Running from May 22, 1963, through July 31, 1965, the PDAD project's goal was to build a robotic stand-in for the human pressure suit wearer, which could provide the data that the engineers needed. It would have to be able to fit inside the suit, have adjustable parts to fit different sized suits, and move like a human being.

The result was a 230-lb (104-kg) robot that that could simulate 35 motions and had torque sensors at each joint to measure the forces generated by the suit. The PDAD could swivel its hips, raise and lower its arms and legs, shrug its shoulders, clench its fists, and shake hands. However, it could not balance or walk, so it spent its time hanging on a frame.

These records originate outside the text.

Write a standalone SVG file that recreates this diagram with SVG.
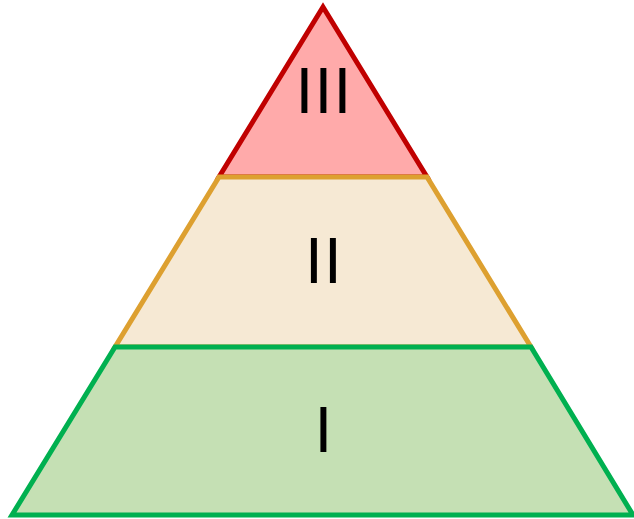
<svg xmlns="http://www.w3.org/2000/svg" width="634" height="519" viewBox="0 0 634 519">
<style>
.layer{stroke-width:5;stroke-linejoin:miter;stroke-miterlimit:10}
.lbl{font-family:"Liberation Sans",Arial,sans-serif;font-size:64px;fill:#000;text-anchor:middle;letter-spacing:1.2px}
</style>
<rect width="634" height="519" fill="#fff"/>
<g id="layer3">
<polygon class="layer" points="323,7 427,177 219,177" fill="#FFAAAA" stroke="#C00000"/>
<text class="lbl" x="324" y="113">III</text>
</g>
<g id="layer2">
<polygon class="layer" points="219,177 427,177 531,347 115,347" fill="#F6E9D4" stroke="#DDA030"/>
<text class="lbl" x="324" y="283">II</text>
</g>
<g id="layer1">
<polygon class="layer" points="115,347 531,347 633,515 12,515" fill="#C5E0B4" stroke="#00B050"/>
<text class="lbl" x="324" y="452">I</text>
</g>
<g id="connectors"></g>
</svg>
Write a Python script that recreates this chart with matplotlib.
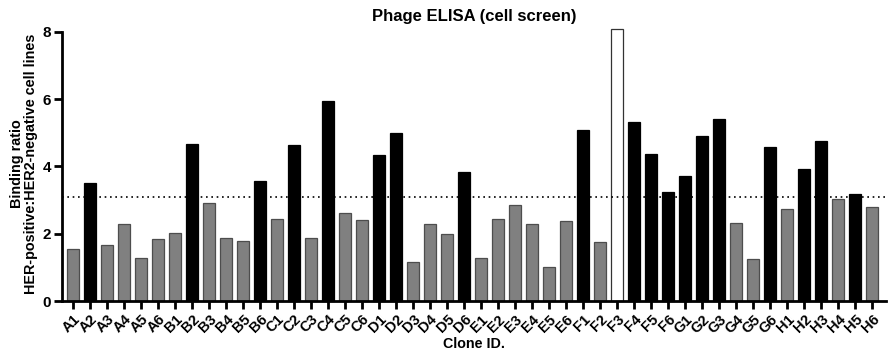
import matplotlib.pyplot as plt
import numpy as np

plt.rcParams['font.family'] = ['Liberation Sans', 'DejaVu Sans']

clones = ['A1', 'A2', 'A3', 'A4', 'A5', 'A6', 'B1', 'B2', 'B3', 'B4', 'B5', 'B6',
          'C1', 'C2', 'C3', 'C4', 'C5', 'C6', 'D1', 'D2', 'D3', 'D4', 'D5', 'D6',
          'E1', 'E2', 'E3', 'E4', 'E5', 'E6', 'F1', 'F2', 'F3', 'F4', 'F5', 'F6',
          'G1', 'G2', 'G3', 'G4', 'G5', 'G6', 'H1', 'H2', 'H3', 'H4', 'H5', 'H6']
ratios = [1.54, 3.50, 1.68, 2.28, 1.29, 1.86, 2.01, 4.68, 2.91, 1.89, 1.78, 3.56,
          2.45, 4.64, 1.89, 5.94, 2.63, 2.40, 4.33, 5.01, 1.17, 2.29, 1.98, 3.84,
          1.27, 2.45, 2.86, 2.28, 1.02, 2.38, 5.08, 1.75, 8.10, 5.32, 4.37, 3.25,
          3.71, 4.91, 5.42, 2.31, 1.25, 4.58, 2.73, 3.93, 4.75, 3.03, 3.17, 2.81]
threshold = 3.10
control = 'F3'  # drawn as open bar

fig = plt.figure(figsize=(8.89, 3.53), dpi=100)
ax = fig.add_axes([0.0697, 0.147, 0.927, 0.777])

x = np.arange(len(clones))
faces, edges = [], []
for c, v in zip(clones, ratios):
    if c == control:
        faces.append('white'); edges.append('#333333')
    elif v > threshold:
        faces.append('black'); edges.append('black')
    else:
        faces.append('#808080'); edges.append('#4d4d4d')

bars = ax.bar(x, ratios, width=0.68, color=faces, edgecolor=edges, linewidth=0.9, zorder=2)
for b in bars:
    b.set_clip_on(False)

ax.axhline(threshold, color='black', linestyle=(0, (1, 2.2)), linewidth=1.2, zorder=3)

ax.set_xlim(-0.65, len(clones) - 0.18)
ax.set_ylim(0, 8.15)
ax.set_yticks([0, 2, 4, 6, 8])
ax.set_xticks(x)
ax.set_xticklabels(clones, rotation=45, ha='right', rotation_mode='anchor',
                   fontsize=10.5, fontweight='bold')
for lbl in ax.get_yticklabels():
    lbl.set_fontweight('bold')
    lbl.set_fontsize(11)

ax.spines['top'].set_visible(False)
ax.spines['right'].set_visible(False)
ax.spines['left'].set_linewidth(2)
ax.spines['bottom'].set_linewidth(2)
ax.spines['left'].set_bounds(0, 8)
ax.tick_params(axis='both', width=2, length=6, direction='out', pad=2)

ax.set_title('Phage ELISA (cell screen)', fontsize=12, fontweight='bold', pad=4)
ax.set_xlabel('Clone ID.', fontsize=10.3, fontweight='bold', labelpad=1)
ax.set_ylabel('Binding ratio\nHER-positive:HER2-negative cell lines', fontsize=10.4,
              fontweight='bold', labelpad=3, linespacing=1.05)

fig.savefig('out.png', dpi=100)
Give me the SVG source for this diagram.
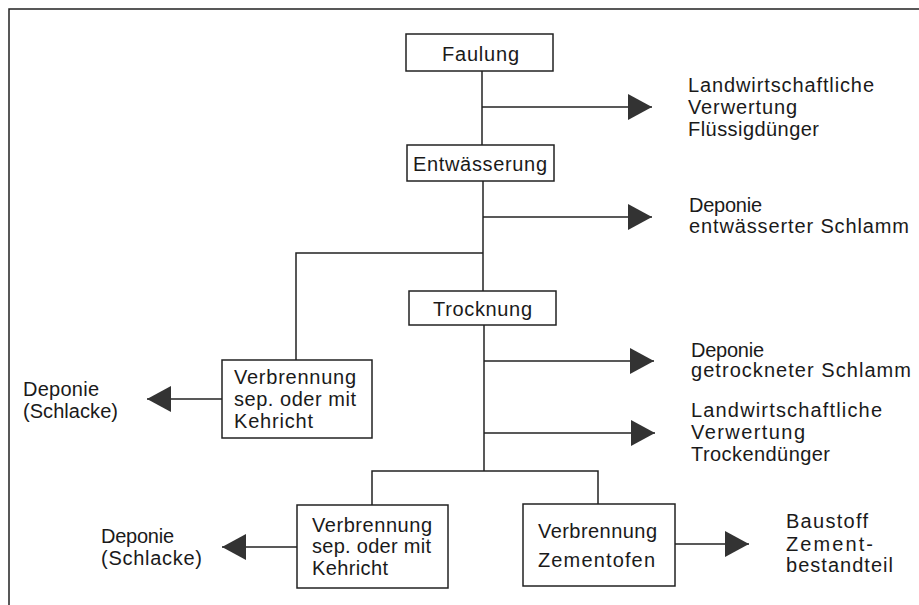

The PDAD was controlled by an operator and powered externally using electrics and hydraulics to save space. The limbs and torso were adjustable, so the robot's height could be shifted from 65 to 74 in (165 to 188 cm), so it could correspond to 95 percent of adult American army males of the 1960s. Meanwhile, the mechanics and the nylon-tube circulatory system were sealed in a removable aluminum skin and the glassfiber head. To give it a distinctly odd touch, the robot was fitted with a neoprene suit and boots.

Despite over two-years of development and the construction of two robots costing US$175,000 the PDAD system was never put into service. The problem was that the hydraulics that the robot depended on leaked oil, which is one of the reasons for the neoprene suit, and the engineers could never lick the problem. In the end, the project was defunded. One of the robots went to the Smithsonian's National Air and Space Museum and the other went to the University of Maryland, from which it was later bought as surplus.

The one for sale has seen better days. After half a century, it has lost a forearm, the wiring is damaged, and is generally scuffed, dented, and dinged. But it's still a very quirky piece of Space Age history.

The Elite 100 Auction runs from September 15 to September 25.